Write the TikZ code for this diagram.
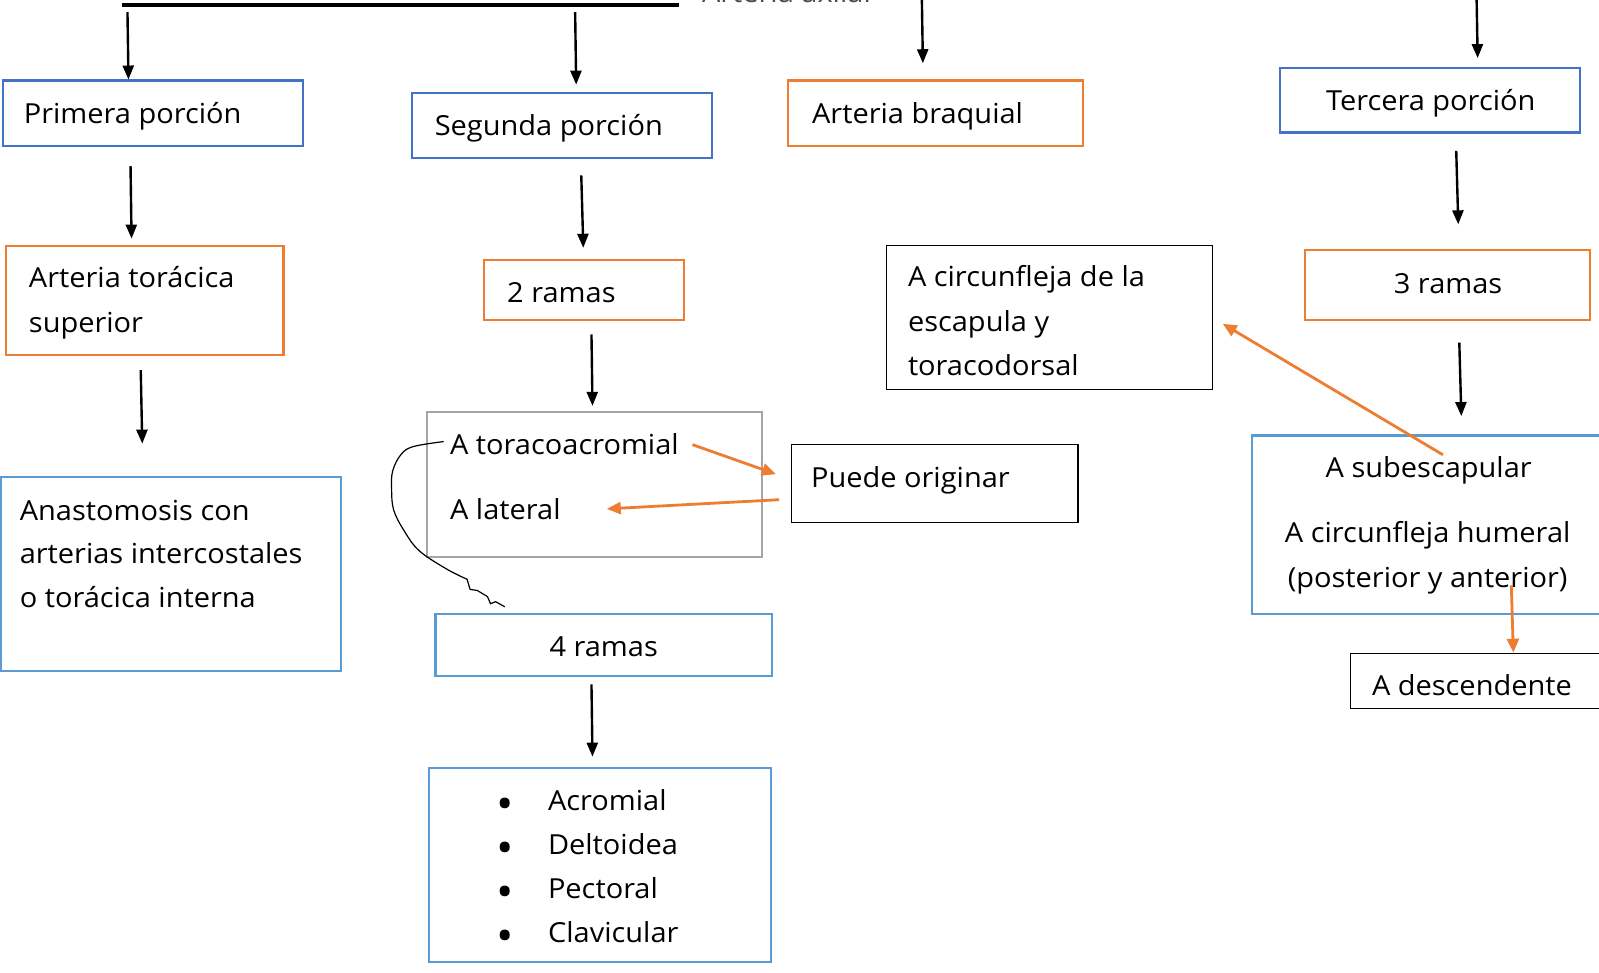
\documentclass[tikz,border=0pt]{standalone}
\usepackage{fontspec}
\setmainfont{Open Sans}[FakeStretch=1.05]
\usetikzlibrary{arrows.meta,calc}
\definecolor{blueD}{HTML}{4472C4}
\definecolor{blueL}{HTML}{5B9BD5}
\definecolor{orangeC}{HTML}{ED7D31}
\definecolor{grayC}{HTML}{A5A5A5}
\begin{document}
\begin{tikzpicture}[x=0.5099pt,y=-0.5099pt,
  box/.style={draw=#1, line width=1.1pt, inner sep=0pt, outer sep=0pt},
  bbox/.style={draw=black, line width=0.6pt, inner sep=0pt, outer sep=0pt},
  sz/.style 2 args={minimum width=#1*0.5099pt, minimum height=#2*0.5099pt},
  txt/.style={anchor=base west, inner sep=0pt, font=\fontsize{13.8}{16}\selectfont},
  ctxt/.style={anchor=base, inner sep=0pt, font=\fontsize{13.8}{16}\selectfont},
  arr/.style={line width=1.2pt, -{Triangle[length=7pt,width=5.5pt]}},
  oarr/.style={draw=orangeC, line width=1.4pt, -{Triangle[length=7pt,width=6pt]}}]
\useasboundingbox (0,0) rectangle (1568,954);

% title (cut off at the top)
\node[txt, text=black!70] (title) at (688,2) {Arteria axilar};
\coordinate (topL) at (120,5);
\coordinate (topR) at (666,5);
\draw[line width=1.6pt] (topL) -- (topR);

% boxes
\node[box=blueD, sz={294}{64}] (prim) at (150,111) {};
\node[box=blueD, sz={294}{64}] (seg) at (551,123) {};
\node[box=orangeC, sz={289}{64}] (braq) at (917.5,111) {};
\node[box=blueD, sz={294}{63}] (terc) at (1402,98.5) {};
\node[box=orangeC, sz={272}{107}] (tsup) at (142,294.5) {};
\node[box=orangeC, sz={196}{59}] (dos) at (573,284.5) {};
\node[bbox, sz={320}{141}] (circ) at (1029,311.5) {};
\node[box=orangeC, sz={279}{69}] (tres) at (1419.5,279.5) {};
\node[box=grayC, sz={328}{142}] (tora) at (583,475) {};
\node[bbox, sz={281}{76}] (puede) at (916.5,474) {};
\node[box=blueL, sz={372}{175}] (subesc) at (1414,514.5) {};
\node[bbox, sz={276}{54}] (desc) at (1462,668) {};
\node[box=blueL, sz={333}{190}] (anast) at (167.5,563) {};
\node[box=blueL, sz={330}{61}] (cuatro) at (592,632.5) {};
\node[box=blueL, sz={335}{190}] (list) at (588.5,848) {};

% texts
\node[txt] (primT) at (23,121) {Primera porción};
\node[txt] (segT) at (426,133) {Segunda porción};
\node[txt] (braqT) at (796,121) {Arteria braquial};
\node[ctxt] (tercT) at (1403,108) {Tercera porción};
\node[txt] (tsupA) at (28,282) {Arteria torácica};
\node[txt] (tsupB) at (28,326) {superior};
\node[txt] (dosT) at (497,297) {2 ramas};
\node[txt] (circA) at (890,281) {A circunfleja de la};
\node[txt] (circB) at (890,325) {escapula y};
\node[txt] (circC) at (890,368) {toracodorsal};
\node[ctxt] (tresT) at (1420,288) {3 ramas};
\node[txt] (toraA) at (441,446) {A toracoacromial};
\node[txt] (toraB) at (441,509) {A lateral};
\node[txt] (puedeT) at (795,478) {Puede originar};
\node[ctxt] (subA) at (1401,468) {A subescapular};
\node[ctxt] (subB) at (1400,532) {A circunfleja humeral};
\node[ctxt] (subC) at (1400,576) {(posterior y anterior)};
\node[txt] (descT) at (1345,682) {A descendente};
\node[txt] (anA) at (19,510) {Anastomosis con};
\node[txt] (anB) at (19,553) {arterias intercostales};
\node[txt] (anC) at (19,596) {o torácica interna};
\node[ctxt] (cuatroT) at (592,644) {4 ramas};
\foreach \i/\t/\yy in {1/Acromial/795, 2/Deltoidea/838, 3/Pectoral/881, 4/Clavicular/924}{
  \node[ctxt, font=\fontsize{22}{22}\selectfont] (bul\i) at (495,\yy+9) {\textbullet};
  \node[txt] (it\i) at (537,\yy) {\t};
}

% black arrows
\coordinate (a1) at (125,12);
\coordinate (a2) at (564,12);
\coordinate (a3) at (904,0);
\coordinate (a4) at (1448,0);
\draw[arr] (a1) -- ([shift={(-24,-1)}]prim.north);
\draw[arr] (a2) -- ([shift={(14,-8)}]seg.north);
\draw[arr] (a3) -- ([shift={(-12.5,-17)}]braq.north);
\draw[arr] (a4) -- ([shift={(47,-10)}]terc.north);
\draw[arr] ([shift={(-22,20)}]prim.south) -- ([shift={(-13,-7)}]tsup.north);
\draw[arr] ([shift={(19,17)}]seg.south) -- ([shift={(-1,-12)}]dos.north);
\draw[arr] ([shift={(7,14)}]dos.south) -- ([shift={(-2,-6)}]tora.north);
\draw[arr] ([shift={(-4,15)}]tsup.south) -- ([shift={(-28,-33)}]anast.north);
\draw[arr] ([shift={(26,18)}]terc.south) -- ([shift={(10.5,-25)}]tres.north);
\draw[arr] ([shift={(11.5,22)}]tres.south) -- ([shift={(19,-19)}]subesc.north);
\draw[arr] ([shift={(-12,8)}]cuatro.south) -- ([shift={(-7.5,-11)}]list.north);

% orange arrows
\draw[oarr] ([shift={(96,-39)}]tora.center) -- ([shift={(-15,-9)}]puede.west);
\draw[oarr] ([shift={(-12,16)}]puede.west) -- ([shift={(12,24)}]tora.center);
\draw[oarr] ([shift={(1,19)}]subesc.north) -- ([shift={(10,6)}]circ.east);
\draw[oarr] ([shift={(68,-28)}]subesc.south) -- ([shift={(22,-1)}]desc.north);

% hand-drawn curve
\draw[line width=0.6pt] plot[smooth, tension=0.6] coordinates {([xshift=-3pt]toraA.west |- 0,433) (405,438) (393,446) (385,462) (384,480) (386,500) (396,520) (411,540) (438,558) (458,568)}
  -- (461,578) -- (468,579) -- (478,585) -- (481,592) -- (486,590) -- (495,595);
\end{tikzpicture}
\end{document}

◇ ◇ ◇ ◇

_Aim_
Go through the material above and print all of it exactly, except the pictures.

_Result_
Write the TikZ code for this diagram.
\documentclass[tikz,border=0pt]{standalone}
\usepackage{fontspec}
\setmainfont{Open Sans}[FakeStretch=1.05]
\usetikzlibrary{arrows.meta,calc}
\definecolor{blueD}{HTML}{4472C4}
\definecolor{blueL}{HTML}{5B9BD5}
\definecolor{orangeC}{HTML}{ED7D31}
\definecolor{grayC}{HTML}{A5A5A5}
\begin{document}
\begin{tikzpicture}[x=0.5099pt,y=-0.5099pt,
  box/.style={draw=#1, line width=1.1pt, inner sep=0pt, outer sep=0pt},
  bbox/.style={draw=black, line width=0.6pt, inner sep=0pt, outer sep=0pt},
  sz/.style 2 args={minimum width=#1*0.5099pt, minimum height=#2*0.5099pt},
  txt/.style={anchor=base west, inner sep=0pt, font=\fontsize{13.8}{16}\selectfont},
  ctxt/.style={anchor=base, inner sep=0pt, font=\fontsize{13.8}{16}\selectfont},
  arr/.style={line width=1.2pt, -{Triangle[length=7pt,width=5.5pt]}},
  oarr/.style={draw=orangeC, line width=1.4pt, -{Triangle[length=7pt,width=6pt]}}]
\useasboundingbox (0,0) rectangle (1568,954);

% title (cut off at the top)
\node[txt, text=black!70] (title) at (688,2) {Arteria axilar};
\coordinate (topL) at (120,5);
\coordinate (topR) at (666,5);
\draw[line width=1.6pt] (topL) -- (topR);

% boxes
\node[box=blueD, sz={294}{64}] (prim) at (150,111) {};
\node[box=blueD, sz={294}{64}] (seg) at (551,123) {};
\node[box=orangeC, sz={289}{64}] (braq) at (917.5,111) {};
\node[box=blueD, sz={294}{63}] (terc) at (1402,98.5) {};
\node[box=orangeC, sz={272}{107}] (tsup) at (142,294.5) {};
\node[box=orangeC, sz={196}{59}] (dos) at (573,284.5) {};
\node[bbox, sz={320}{141}] (circ) at (1029,311.5) {};
\node[box=orangeC, sz={279}{69}] (tres) at (1419.5,279.5) {};
\node[box=grayC, sz={328}{142}] (tora) at (583,475) {};
\node[bbox, sz={281}{76}] (puede) at (916.5,474) {};
\node[box=blueL, sz={372}{175}] (subesc) at (1414,514.5) {};
\node[bbox, sz={276}{54}] (desc) at (1462,668) {};
\node[box=blueL, sz={333}{190}] (anast) at (167.5,563) {};
\node[box=blueL, sz={330}{61}] (cuatro) at (592,632.5) {};
\node[box=blueL, sz={335}{190}] (list) at (588.5,848) {};

% texts
\node[txt] (primT) at (23,121) {Primera porción};
\node[txt] (segT) at (426,133) {Segunda porción};
\node[txt] (braqT) at (796,121) {Arteria braquial};
\node[ctxt] (tercT) at (1403,108) {Tercera porción};
\node[txt] (tsupA) at (28,282) {Arteria torácica};
\node[txt] (tsupB) at (28,326) {superior};
\node[txt] (dosT) at (497,297) {2 ramas};
\node[txt] (circA) at (890,281) {A circunfleja de la};
\node[txt] (circB) at (890,325) {escapula y};
\node[txt] (circC) at (890,368) {toracodorsal};
\node[ctxt] (tresT) at (1420,288) {3 ramas};
\node[txt] (toraA) at (441,446) {A toracoacromial};
\node[txt] (toraB) at (441,509) {A lateral};
\node[txt] (puedeT) at (795,478) {Puede originar};
\node[ctxt] (subA) at (1401,468) {A subescapular};
\node[ctxt] (subB) at (1400,532) {A circunfleja humeral};
\node[ctxt] (subC) at (1400,576) {(posterior y anterior)};
\node[txt] (descT) at (1345,682) {A descendente};
\node[txt] (anA) at (19,510) {Anastomosis con};
\node[txt] (anB) at (19,553) {arterias intercostales};
\node[txt] (anC) at (19,596) {o torácica interna};
\node[ctxt] (cuatroT) at (592,644) {4 ramas};
\foreach \i/\t/\yy in {1/Acromial/795, 2/Deltoidea/838, 3/Pectoral/881, 4/Clavicular/924}{
  \node[ctxt, font=\fontsize{22}{22}\selectfont] (bul\i) at (495,\yy+9) {\textbullet};
  \node[txt] (it\i) at (537,\yy) {\t};
}

% black arrows
\coordinate (a1) at (125,12);
\coordinate (a2) at (564,12);
\coordinate (a3) at (904,0);
\coordinate (a4) at (1448,0);
\draw[arr] (a1) -- ([shift={(-24,-1)}]prim.north);
\draw[arr] (a2) -- ([shift={(14,-8)}]seg.north);
\draw[arr] (a3) -- ([shift={(-12.5,-17)}]braq.north);
\draw[arr] (a4) -- ([shift={(47,-10)}]terc.north);
\draw[arr] ([shift={(-22,20)}]prim.south) -- ([shift={(-13,-7)}]tsup.north);
\draw[arr] ([shift={(19,17)}]seg.south) -- ([shift={(-1,-12)}]dos.north);
\draw[arr] ([shift={(7,14)}]dos.south) -- ([shift={(-2,-6)}]tora.north);
\draw[arr] ([shift={(-4,15)}]tsup.south) -- ([shift={(-28,-33)}]anast.north);
\draw[arr] ([shift={(26,18)}]terc.south) -- ([shift={(10.5,-25)}]tres.north);
\draw[arr] ([shift={(11.5,22)}]tres.south) -- ([shift={(19,-19)}]subesc.north);
\draw[arr] ([shift={(-12,8)}]cuatro.south) -- ([shift={(-7.5,-11)}]list.north);

% orange arrows
\draw[oarr] ([shift={(96,-39)}]tora.center) -- ([shift={(-15,-9)}]puede.west);
\draw[oarr] ([shift={(-12,16)}]puede.west) -- ([shift={(12,24)}]tora.center);
\draw[oarr] ([shift={(1,19)}]subesc.north) -- ([shift={(10,6)}]circ.east);
\draw[oarr] ([shift={(68,-28)}]subesc.south) -- ([shift={(22,-1)}]desc.north);

% hand-drawn curve
\draw[line width=0.6pt] plot[smooth, tension=0.6] coordinates {([xshift=-3pt]toraA.west |- 0,433) (405,438) (393,446) (385,462) (384,480) (386,500) (396,520) (411,540) (438,558) (458,568)}
  -- (461,578) -- (468,579) -- (478,585) -- (481,592) -- (486,590) -- (495,595);
\end{tikzpicture}
\end{document}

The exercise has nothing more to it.